Tag Archives: regular expression

Irregular Expressions have your stack for lunch

I love me some regular expressions (problems), but have you ever seen one crash Apache? Well I have! This regex is part of YUI-CSS-compressor-PHP-port, the external CSS minification component in Autoptimize, my WordPress JS/CSS optimization plugin:

/(?:^|\})(?:(?:[^\{\:])+\:)+(?:[^\{]*\{)/)/

yo regex dawgExecuting that on a large chunk of CSS (lots of selectors for one declaration block, which cannot be ripped apart) triggers a stack overflow in PCRE, which crashes Apache and shows up as a “connection reset”-error in the browser.

Regular expression triggered segfaults are no exception in the PHP bugtracker and each and every of those tickets gets labeled “Not a bug” while pointing the finger at PCRE, which in their man-pages and in their bug tracker indeed confirm that stack overflows can occur. This quote from that PCRE bug report says it all, really;

If you are running into a problem of stack overflow, you have the
following choices:

  (a) Work on your regular expression pattern so that it uses less 
      memory. Sometimes using atomic groups can help with this.
  (b) Increase the size of your process stack.
  (c) Compile PCRE to use the heap instead of the stack.
  (d) Set PCRE's recursion limit small enough so that it gives an error
      before the stack overflows.

Are you scared yet? I know I am. But this might be a consolation; if you test your code on xampp (or another Apache on Windows version), you’re bound to detect the problem early on, as the default threadstacksize there is a mere 1MB instead of the whopping 8MB on Linux.

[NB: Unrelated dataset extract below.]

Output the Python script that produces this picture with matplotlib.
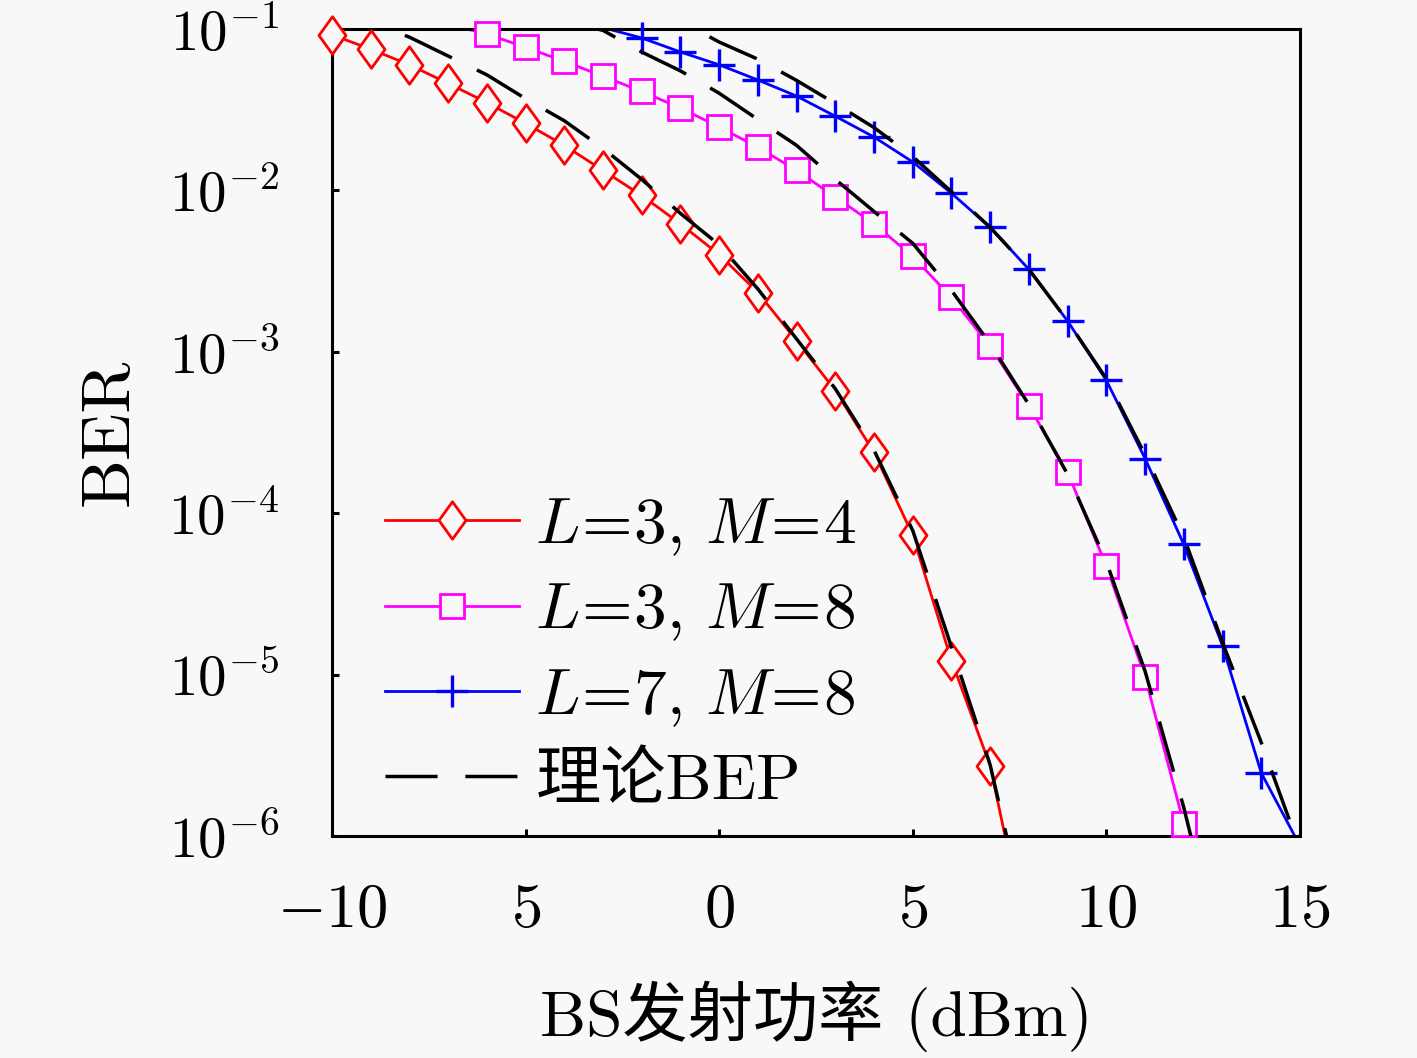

As for the problem in YUI-CSS-compressor-PHP-port; I logged it on their Github issue-list and I think I might just have a working alternative which will be in Autoptimize 1.8.

You gotta love HTML5’s input types and patterns

While working on updates of the admin-screen of Autoptimize, I wanted some checks on the URL a user can enter for a CDN. At first I thought I’d do some jQuery-based validation but then I came accross a page (on StackOverflow I guess) that mentioned the new input types and the use of validation patterns, so now I just have this beauty in place;

<input type="url" pattern="^(https?:)?\/\/([\da-z\.-]+)\.([\da-z\.]{2,6})([\/\w \.-]*)*\/?$" />

And to make sure the user gets a visual indication if the string isn’t a valid URL (according to the regex) there’s this CSS oneliner:

input[type=url]:invalid {color: red; border-color:red;}

The nice thing about this is that it is pretty backwards compatible;

  1. browsers that do not know type=”url” will just consider it type=”text” and can still enforce the pattern (if supported).
  2. browsers who support type=”url” but not the pattern, will do more basic validation.

And for browsers that do not support type=”url” nor patterns, there are multiple polyfills available that force older browsers to comply as well. But who cares about older browsers, right?